Visitando el hogar de una amiga y mientras me narraba su más reciente viaje, me incorporé del sillón para servirme un trago. Cuando entré a la cocina en busca de hielos descubrí a una cucaracha de buen tamaño en la pared, a un lado de la hielera. Como es frecuente, los seres humanos solemos matar a las cucarachas, aun sin meditarlo. Si buscaba una escoba, fumigador o un periódico, por demás escasos en aquella casa, el insecto correría a esconderse, así que me decidí por hacer algo que resultó sencillo y bastante eficaz. Le di un buen puñetazo al bicho con tal de no tenerlo que rematar en el piso. No me percaté de que mi amiga había seguido mis pasos siendo testigo próximo de mi acto asesino. Sus ojos abiertos como platos de marfil exhibiendo sus pupilas turquesa me sorprendieron; ella se quedó pasmada luego de observar mi desplante. Fui al lavabo de la misma cocina y me lavé las manos, orgulloso de que el animalejo no hubiera podido escapar. Sin embargo, no lo habría hecho si supiera que el crimen hubiera sido observado por mi anfitriona que no acostumbraba a ser testigo de mi comportamiento bárbaro y tosco. De vuelta al sillón, e intentando calmarla, le narré el quid de la novela de Ian McEwan, quien, en sentido contrario a La metamorfosis, de Franz Kafka, escribió que una cucaracha había despertado convertida en un ser humano, lo cual a mí me parece un conversión tenebrosa y en definitiva más terrible que la acontecida en la novela del escritor checoslovaco.

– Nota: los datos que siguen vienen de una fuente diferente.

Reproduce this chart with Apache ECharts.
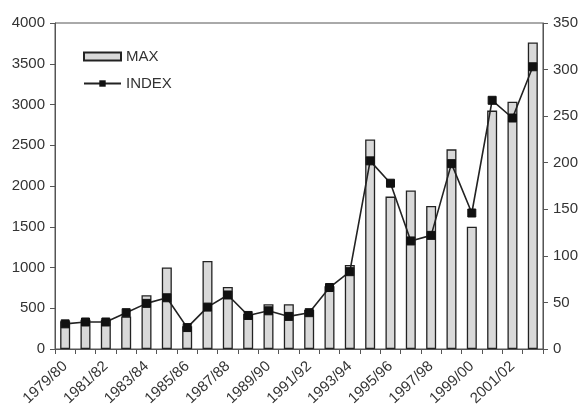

Ya desearía, tal como acabé con la barata —así se le dice en otros países—, eliminar de un golpe a tantos criminales que azotan al país que habito. No me temblaría la mano y, a diferencia de lo sucedido en aquella casa, al limpiarme las manos utilizaría el más potente de los desinfectantes posibles. Es inútil repetirlo, pero la pena de muerte es difícilmente aplicable en un país donde la delincuencia ha trasminado las instituciones de justicia y menos ahora que se ha abolido el poder judicial al someterlo a una reforma apresurada y electorera, cuando se presentaba una magnífica oportunidad para tomarse el tiempo y el cuidado necesario y modificarlo, en verdad, para el bien de todos. Es evidente que existen personas que no deberían existir y les deseo la muerte, ya que ellos mismo desprecian la vida de sus semejantes. No entraré en una querella ética al respecto, pues de inmediato aparece alguien dispuesto a sepultarnos en consignas religiosas. Si existiera una justicia pragmática, eficaz y certera, por supuesto que mandaría al otro mundo a un montón de basura humana criminal. No me conmueve el dilema filosófico, descrito por Albert Camus, que tal hecho implica. Lo he reflexionado tantas veces y desde casi todas las perspectivas y me convenzo más de que sería sensato que quienes matan a inocentes desaparecieran y murieran también: ellos y quienes les ordenan asesinar.
Es bueno conocer el mundo, lanzarse a vagar, merodear por alguna parte del planeta —les sugiero leer Viaje a la Alcarria, de Camilo José Cela—. Yo fui un pata de perro, sin embargo ahora es más difícil hacerlo porque tengo un humor amargo y no soporto los aeropuertos. Hoy es más difícil viajar a otros países en vista de que tienes que probar tu inocencia en aeropuertos y aduanas, la cual es puesta en entredicho en casi todas las fronteras. Hago este comentario porque yo peregrinaba sin dinero, casi no comía, dormía en los parques o bancas de alguna plaza tranquila a la espera de que un pordiosero belicoso o la “autoridad” me pusiera de nuevo en movimiento; buscaba cualquier clase de refugio y tarde o temprano era auxiliado durante unos días por un o una mecenas; todo esto sucedió a mis veintitantos. Así anduve desde Turquía hasta los rincones más misteriosos de Portugal o los barrios bravos de Bogotá. Veinte años después viajé debido a las invitaciones que me hacían por ser escritor y publicar libros en otros países, de manera que casi no tenía que gastar dinero (la mayoría de mis escasos recursos se me iban en beber licores; hecho que me continúa pareciendo hedonista y redentor). El impulso irremediable que injerta en el ánimo la curiosidad hacía presa de mí. No sé si en México existe alguna clase de censo que nos indique cuántas personas no conocen el mar. Mas ahora que en las noticias se ha puesto en boga cubrir los viajes de políticos; acentúo que viajar es aleccionador y necesario; pero no obstante los servidores públicos de un país cuyo desequilibrio económico es abismal tendrían que aspirar al ascetismo, a la filantropía en su trabajo y a ofrecernos un ejemplo de humildad pública en tanto no solucionan los asuntos de la miseria. Carajo.